The Lab: Syphoning the Finca Matalapa

Best fwends!

Best fwends!

One of the things I love about working here is the constant experimentation. When I first started, Charles ran Juliet and Curtis and I through a quick training of all the different brewing methods we had.  He said two things about the syphon pot that I consistently remember: the first being that syphon coffee has a distinct rhythm to it, and that it tends to bring out a lot of sweetness in washed Central or South American coffees in which it isn’t immediately apparent.

The rhythm was very apparent. On the first sip, after the coffee cooled a bit, you could feel it rolling on your tongue. The body almost pulsed in perfect time with the acidity. But as to whether or not Charles was blowing smoke up my behind about the sweetness, well, I wasn’t sure.

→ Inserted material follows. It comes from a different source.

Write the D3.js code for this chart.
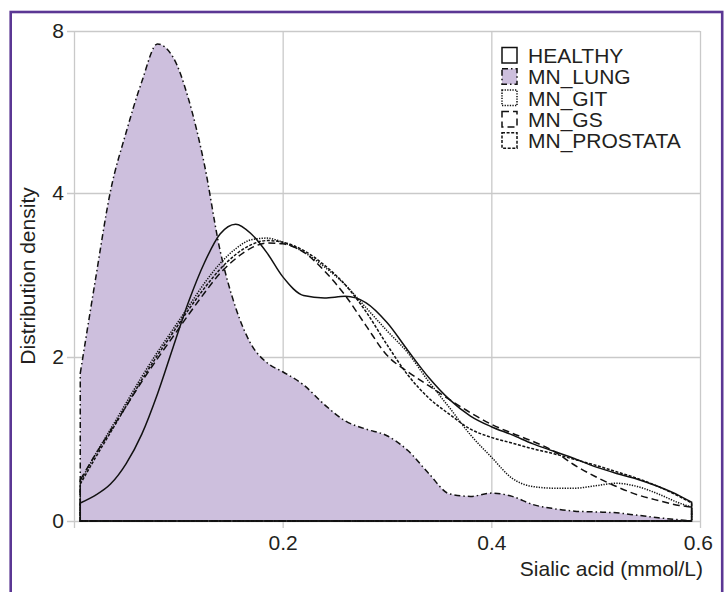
<!DOCTYPE html>
<html>
<head>
  <meta charset="utf-8">
  <script src="https://d3js.org/d3.v7.min.js"></script>
  <style>
    body { margin: 0; background: #fff; }
    svg text { font-family: "Liberation Sans", Arial, sans-serif; fill: #231f20; }
  </style>
</head>
<body>
  <div id="chart"></div>
  <script>
    // sialic acid grid (mmol/L) shared by all density curves
    const sialic = [0.006, 0.02, 0.035, 0.05, 0.065, 0.08, 0.095, 0.11, 0.125, 0.14, 0.155, 0.17, 0.185,
      0.2, 0.22, 0.24, 0.26, 0.28, 0.3, 0.32, 0.34, 0.36, 0.38, 0.4, 0.42, 0.44, 0.46, 0.48, 0.5,
      0.52, 0.54, 0.56, 0.58, 0.592];

    const healthy = [0.22, 0.31, 0.45, 0.7, 1.06, 1.55, 2.12, 2.68, 3.15, 3.5, 3.62, 3.5, 3.27,
      2.98, 2.75, 2.72, 2.74, 2.66, 2.42, 2.08, 1.75, 1.48, 1.28, 1.15, 1.05, 0.94, 0.85, 0.76, 0.66,
      0.58, 0.51, 0.42, 0.31, 0.23];
    const mnLung = [1.8, 2.9, 4.05, 5.5, 6.75, 7.68, 7.35, 6.3, 4.7, 3.3, 2.6, 2.15, 1.93,
      1.82, 1.66, 1.42, 1.22, 1.12, 1.04, 0.86, 0.58, 0.33, 0.3, 0.34, 0.3, 0.2, 0.15, 0.12, 0.11,
      0.1, 0.07, 0.04, 0.015, 0];
    const mnGit = [0.48, 0.8, 1.12, 1.44, 1.76, 2.06, 2.34, 2.62, 2.9, 3.14, 3.32, 3.43, 3.45,
      3.4, 3.28, 3.1, 2.88, 2.6, 2.32, 2.05, 1.7, 1.38, 1.05, 0.78, 0.52, 0.42, 0.4, 0.4, 0.43,
      0.46, 0.42, 0.33, 0.22, 0.17];
    const mnGs = [0.5, 0.8, 1.1, 1.4, 1.7, 1.98, 2.25, 2.52, 2.78, 3.02, 3.2, 3.33, 3.39,
      3.38, 3.28, 3.05, 2.75, 2.38, 2.02, 1.82, 1.65, 1.48, 1.32, 1.18, 1.07, 0.97, 0.85, 0.68, 0.54,
      0.42, 0.32, 0.25, 0.19, 0.17];
    const mnProstata = [0.45, 0.76, 1.08, 1.4, 1.72, 2.02, 2.3, 2.58, 2.84, 3.07, 3.25, 3.37, 3.42,
      3.4, 3.3, 3.12, 2.88, 2.55, 2.15, 1.78, 1.5, 1.3, 1.12, 1.02, 0.95, 0.88, 0.82, 0.75, 0.68,
      0.6, 0.52, 0.42, 0.3, 0.22];

    const groups = ["HEALTHY", "MN_LUNG", "MN_GIT", "MN_GS", "MN_PROSTATA"];
    const xTicks = [0, 0.2, 0.4, 0.6];
    const xTickLabels = ["", "0.2", "0.4", "0.6"];
    const yTicks = [0, 2, 4, 8];
    const yTickLabels = ["0", "2", "4", "8"];

    const W = 725, H = 592;
    const svg = d3.select("#chart").append("svg")
      .attr("width", W).attr("height", H);

    svg.append("rect").attr("width", W).attr("height", H).attr("fill", "#fff");

    // purple frame
    svg.append("rect")
      .attr("x", 10.7).attr("y", 12)
      .attr("width", 711.5).attr("height", 600)
      .attr("fill", "none")
      .attr("stroke", "#5b3794")
      .attr("stroke-width", 2.6);

    const x = d3.scaleLinear().domain([0, 0.6]).range([74, 700]);
    // the y axis is spaced evenly at 0, 2, 4, 8
    const y = d3.scaleLinear().domain(yTicks).range([521, 357, 193, 31]);

    // grid + axes
    const yAxis = svg.append("g")
      .attr("transform", "translate(67,0)")
      .call(d3.axisLeft(y).tickValues(yTicks).tickSize(-633).tickPadding(3)
        .tickFormat((d, i) => yTickLabels[i]));
    const xAxis = svg.append("g")
      .attr("transform", "translate(0,528)")
      .call(d3.axisBottom(x).tickValues(xTicks).tickSize(-497).tickPadding(7)
        .tickFormat((d, i) => xTickLabels[i]));
    [yAxis, xAxis].forEach(g => {
      g.select(".domain").remove();
      g.selectAll(".tick line").attr("stroke", "#c9c9c9").attr("stroke-width", 1.3);
      g.selectAll(".tick text").attr("font-size", 21).attr("fill", "#231f20");
    });
    xAxis.selectAll(".tick:last-child text").attr("dx", "-0.1em");

    const series = [
      { name: "MN_LUNG", values: mnLung, fill: "#cdbfdd", dash: "6,3,1.5,3" },
      { name: "MN_GS", values: mnGs, fill: "none", dash: "7,4" },
      { name: "MN_PROSTATA", values: mnProstata, fill: "none", dash: "3,1.6" },
      { name: "MN_GIT", values: mnGit, fill: "none", dash: "1.3,1.3" },
      { name: "HEALTHY", values: healthy, fill: "none", dash: null }
    ];

    const area = d3.area()
      .x((d, i) => x(sialic[i]))
      .y0(y(0))
      .y1(d => y(d))
      .curve(d3.curveMonotoneX);

    svg.append("g").selectAll("path")
      .data(series)
      .join("path")
      .attr("d", d => area(d.values))
      .attr("fill", d => d.fill)
      .attr("stroke", "#111")
      .attr("stroke-width", 1.5)
      .attr("stroke-dasharray", d => d.dash);

    // legend
    const byName = name => series.find(s => s.name === name);
    const legend = svg.append("g").selectAll("g")
      .data(groups)
      .join("g")
      .attr("transform", (d, i) => `translate(502,${63 + i * 21.3})`);
    legend.append("rect")
      .attr("x", 0).attr("y", -15.5)
      .attr("width", 15).attr("height", 15.5)
      .attr("fill", d => byName(d).fill === "none" ? "#fff" : byName(d).fill)
      .attr("stroke", "#111")
      .attr("stroke-width", 1.5)
      .attr("stroke-dasharray", d => byName(d).dash);
    legend.append("text")
      .attr("x", 26).attr("y", 0)
      .attr("font-size", 21)
      .text(d => d);

    // axis titles
    svg.append("text")
      .attr("transform", "translate(35,276) rotate(-90)")
      .attr("text-anchor", "middle")
      .attr("font-size", 21)
      .text("Distribution density");
    svg.append("text")
      .attr("x", 703).attr("y", 576)
      .attr("text-anchor", "end")
      .attr("font-size", 21)
      .text("Sialic acid (mmol/L)");
  </script>
</body>
</html>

When we first got the Los Inmortales, El Salvador Finca Matalapa in, the first time I tried it was as a single origin espresso macchiato. Rachel, who was on bar, warned me that to her it was very savory and almost tasted like marinara sauce. As a macchiato, it was a bit like a spaghetti dinner. On the cupping table, the Matalapa had tones of fresh hay, herbs, and a bit of an earthy, full body.

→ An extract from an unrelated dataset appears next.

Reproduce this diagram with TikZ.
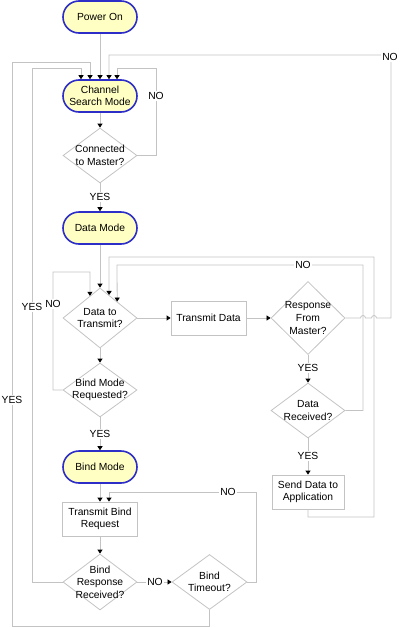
\documentclass[tikz,border=0pt]{standalone}
\usepackage{fontspec}
\setmainfont{Liberation Sans}
\usetikzlibrary{shapes.geometric,arrows.meta,calc}
\definecolor{linegray}{RGB}{195,195,195}
\definecolor{termfill}{RGB}{255,255,196}
\definecolor{termdraw}{RGB}{45,45,200}
\tikzset{
  base/.style={font=\fontsize{10.3}{12.6}\selectfont, align=center, text=black},
  term/.style={base, draw=termdraw, fill=termfill, line width=1.6pt, rounded corners=16pt, minimum width=74pt, minimum height=32pt, inner sep=0pt},
  proc/.style={base, draw=linegray, line width=0.8pt, minimum width=75pt, minimum height=34pt, inner sep=0pt},
  dec/.style={diamond, draw=linegray, line width=0.8pt, inner sep=0pt, minimum width=74pt, minimum height=55pt},
  dtext/.style={base},
  conn/.style={draw=linegray, line width=0.8pt, -{Triangle[length=4pt,width=5pt,color=black]}},
  lbl/.style={base, fill=white, inner sep=1pt},
}
\begin{document}
\begin{tikzpicture}[x=1pt,y=-1pt]
\useasboundingbox (0,0) rectangle (400,627);
% nodes
\node[term] (pw) at (100,17) {Power On};
\node[term] (csm) at (100,96) {Channel\\Search Mode};
\node[dec, label={[dtext]center:{Connected\\to Master?}}] (d1) at (100,155.5) {};
\node[term] (dm) at (100,228) {Data Mode};
\node[dec, minimum height=60pt, label={[dtext]center:{Data to\\Transmit?}}] (dt) at (100,318) {};
\node[proc] (td) at (208.5,318) {Transmit Data};
\node[dec, minimum height=73pt, label={[dtext]center:{Response\\From\\Master?}}] (rm) at (308,318) {};
\node[dec, label={[dtext]center:{Data\\Received?}}] (dr) at (308,410.5) {};
\node[proc, minimum width=72pt] (sd) at (308,492) {Send Data to\\Application};
\node[dec, minimum height=54pt, label={[dtext]center:{Bind Mode\\Requested?}}] (bmr) at (100,390) {};
\node[term] (bm) at (100,467) {Bind Mode};
\node[proc] (tbr) at (100,519) {Transmit Bind\\Request};
\node[dec, minimum height=56pt, label={[dtext]center:{Bind\\Response\\Received?}}] (brr) at (100,582) {};
\node[dec, minimum width=75pt, label={[dtext]center:{Bind\\Timeout?}}] (bt) at (209.5,582) {};
% connectors
\draw[conn] (pw) -- (csm);
\draw[conn] (csm) -- (d1);
\draw[conn] (d1.east) -- (156,155.5) -- (156,68) -- (117,68) -- ($(csm.north)+(17,0)$);
\node[lbl] (no1) at (156,96) {NO};
\draw[conn] (d1) -- (dm);
\node[lbl] (yes1) at (100,197) {YES};
\draw[conn] (dm) -- (dt);
\draw[conn] (dt) -- (td);
\draw[conn] (td) -- (rm);
\draw[conn] (rm) -- (dr);
\node[lbl] (yes2) at (308,368) {YES};
\draw[conn] (dr) -- (sd);
\node[lbl] (yes3) at (308,456) {YES};
\draw[conn] (sd.south) -- (308,517) -- (374,517) -- (374,257) -- (109,257) -- ($(dt.north)!0.243!(dt.east)$);
\draw[conn] (dr.east) -- (363,410.5) -- (363,265) -- (117,265) -- ($(dt.north)!0.46!(dt.east)$);
\node[lbl] (no2) at (303,265) {NO};
\draw[conn] (rm.east) -- (360.5,318) arc[start angle=180,end angle=360,radius=2.5]
  -- (371.5,318) arc[start angle=180,end angle=360,radius=2.5]
  -- (391,318) -- (391,55) -- (109,55) -- ($(csm.north)+(9,0)$);
\node[lbl] (no3) at (390,57) {NO};
\draw[conn] (dt) -- (bmr);
\draw[conn] (bmr.west) -- (53,390) -- (53,272) -- (90,272) -- ($(dt.north)!0.27!(dt.west)$);
\node[lbl] (no4) at (53,304) {NO};
\draw[conn] (bmr) -- (bm);
\node[lbl] (yes4) at (100,434) {YES};
\draw[conn] (bm) -- (tbr);
\draw[conn] (tbr) -- (brr);
\draw[conn] (brr) -- (bt);
\node[lbl] (no5) at (155,582) {NO};
\draw[conn] (bt.east) -- (256,582) -- (256,492) -- (109,492) -- ($(tbr.north)+(9,0)$);
\node[lbl] (no6) at (228,492) {NO};
\draw[conn] (bt.south) -- (209.5,626) -- (12,626) -- (12,62) -- (90,62) -- ($(csm.north)+(-10,0)$);
\node[lbl] (yes5) at (12,400) {YES};
\draw[conn] (brr.west) -- (32,582) -- (32,68) -- (81,68) -- ($(csm.north)+(-19,0)$);
\node[lbl] (yes6) at (32,307) {YES};
\end{tikzpicture}
\end{document}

So when Goodrich wanted to try the Matalapa five different ways (Cafe Solo, syphon pot, Chemex, cupped, and, uh, Aeropress) in our “lab” (see: Pedway storefront), we were knocked on our bottoms (the same bottoms up which Charles had apparently not blown smoke). On the syphon, the Matalapa was like drinking a dark, rich cup of honey. The syphon pot had brought out the sweetness in a washed Central or South American coffee that wasn’t before apparent.

It was quite the revelation, and since then, it’s given me a flavor profile to shoot for when dialing in the Matalapa on the Clover.

As for the Aeropress, well, neither Goodrich nor I really knew how to use it. But in our defense, it’s made by a frisbee company and we lost the directions a long time ago.